7 réponses à “Curriculum Vitae, vie encerclée

  1. Tout l’art du CV consiste bien sûr à se présenter en tutu rose alors qu’on est plutôt du genre bedonnant, 47 ans, sans enfant !
    C’est parfois l’horreur que de quémander un boulot…
    🙂

  2. Remarquablement écrit ! Ce texte donne le frisson, enfin, m’a donné le frisson.
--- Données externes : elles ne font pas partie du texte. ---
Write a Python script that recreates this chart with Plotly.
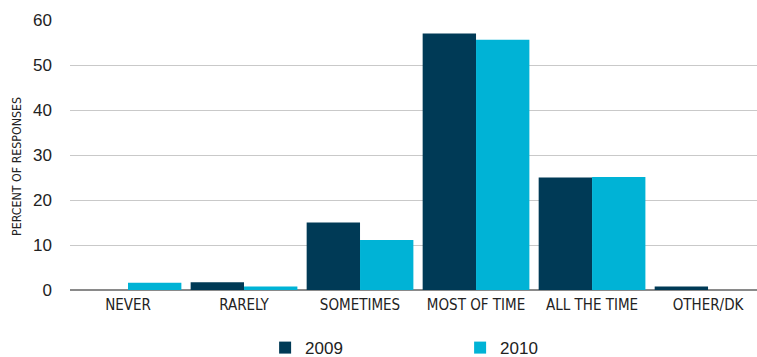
import plotly.graph_objects as go

# Survey response frequency, share of respondents per answer
categories = ["NEVER", "RARELY", "SOMETIMES", "MOST OF TIME", "ALL THE TIME", "OTHER/DK"]
values_2009 = [0, 1.7, 15.0, 57.0, 25.0, 0.8]
values_2010 = [1.6, 0.8, 11.1, 55.6, 25.1, 0]
y_ticks = [0, 10, 20, 30, 40, 50, 60]

NAVY = "#003a56"
CYAN = "#00b3d6"
LABEL_FONT = "DejaVu Sans Condensed, Liberation Sans Narrow, sans-serif"

fig = go.Figure()
fig.add_trace(go.Bar(name="2009", x=categories, y=values_2009, marker_color=NAVY,
                     marker_line_width=0))
fig.add_trace(go.Bar(name="2010", x=categories, y=values_2010, marker_color=CYAN,
                     marker_line_width=0))

fig.update_layout(
    width=757, height=357,
    margin=dict(l=70, r=0, t=20, b=67, autoexpand=False),
    paper_bgcolor="white", plot_bgcolor="white",
    barmode="group", bargap=0.08, bargroupgap=0,
    showlegend=True,
    legend=dict(
        orientation="h", x=0.284, xanchor="left", y=-0.215, yanchor="middle",
        entrywidth=150, entrywidthmode="pixels",
        font=dict(family="Liberation Sans, Arial, sans-serif", size=17, color="#222"),
        itemclick=False,
    ),
    xaxis=dict(
        range=[-0.5, 5.422],
        tickfont=dict(family=LABEL_FONT, size=15, color="#222"),
        ticklabelstandoff=4,
        showgrid=False, showline=False, ticks="",
    ),
    yaxis=dict(
        range=[0, 60], tickvals=y_ticks,
        tickfont=dict(family="Liberation Sans, Arial, sans-serif", size=17, color="#222"),
        ticklabelstandoff=17,
        showgrid=True, gridcolor="#c9c9c9", gridwidth=1,
        zeroline=True, zerolinecolor="#8a8a8a", zerolinewidth=2,
    ),
    annotations=[dict(
        text="PERCENT OF RESPONSES", textangle=-90, showarrow=False,
        xref="paper", yref="paper", x=-0.0771, y=0.456,
        xanchor="center", yanchor="middle",
        font=dict(family=LABEL_FONT, size=12.3, color="#222"),
    )],
)

fig.write_html("out.html")
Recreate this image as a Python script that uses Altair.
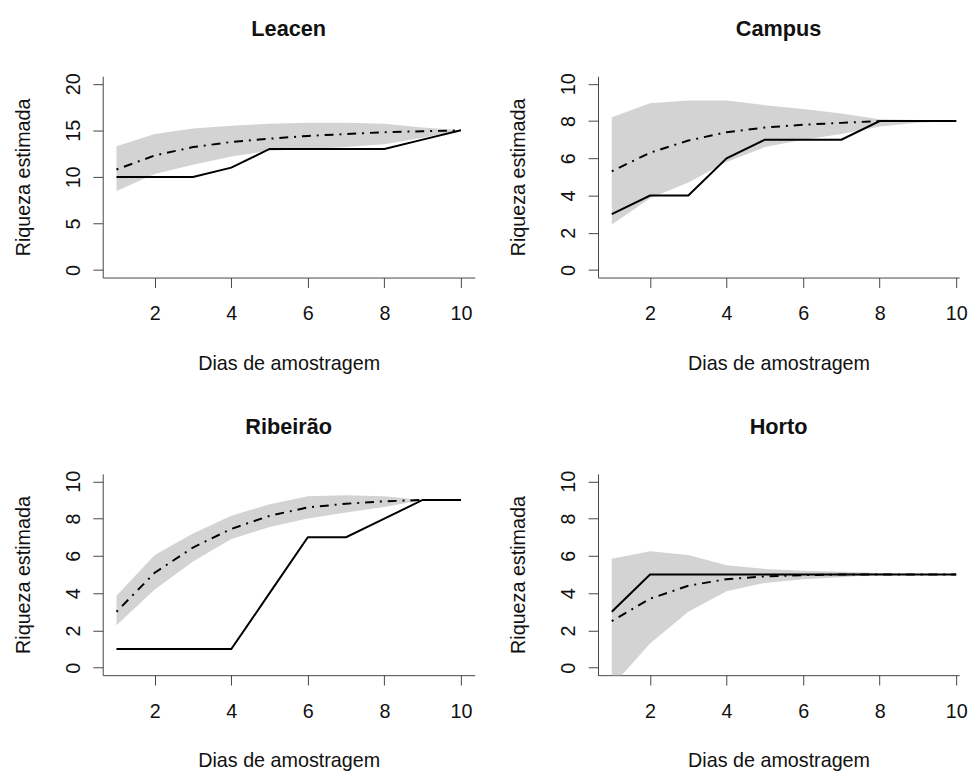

    Maintenant à deuxième relecture, j’ai trouvé ce qui m’a choquée : c’est d’avoir oublié maintenant que j’ai changé de culture, combien la France est toujours autant attachée à ces images, à ces « sous-entendus » (que décrit si bien l’auteur ici, qui laisse partir son imagination à la simple évocation d’un énoncé civil). En France, oui, c’est l’être qui est jugé, même pour une embauche.

    Où sont les capacités, les potentiels, les – gros mot – performances ? C’est une révolution culturelle qui n’est pas prête de se faire, de tâcher de penser une candidature en d’autres termes. L’âge est un atout en termes d’expériences. De même que la maternité qui apporte des compétences que n’auront jamais les célibataires. Les motivations de ces derniers quand ils sont jeunes sont également tellement plus floues, tellement plus convenues…

    Et dire qu’il y a de la place pour tout le monde.

  3. Excellent billet… qui me laisse sans voix.

    Le mois dernier, j’ai été amené à faire un CV pour postuler à un poste qui était créé pour moi… L’entreprise avait besoin de moi (je ne suis pas précaire !) mais il fallait passer le processus d’embauche normal avec entretien avec des spécialistes du recrutement.

    Dans mon CV, je n’ai pas voulu indiquer les détails de la vie privée, j’ai juste mis mon âge…

    Je me suis fait engueulé !

  4. @Nicolas : pas possible ? On t’a engueulé parce que tu n’avais rien mis dans « divers » ?

  5. Je mets l’âge direct sans signaler ma vie familiale, ça ne les regarde pas que j’ai un gamin et suis mariée ou veuve, un entretien d’embauche c’est pour moi un échange de compétences, la vie privée n’a rien à y voir.
    Et ceux qui ne sont pas contents, je m’en vais.
    C’est un principe.

  6. J’ai assisté à des entretiens d’embauche où l’on demandait cash : « mais vous ne comptez pas tomber enceinte tout de même ? ». Le type après me sort un truc du genre « il faut briser les tabous », tu vois le genre…

  7. @balmeyer,

    Oui… (engueulé est un bien grand mot).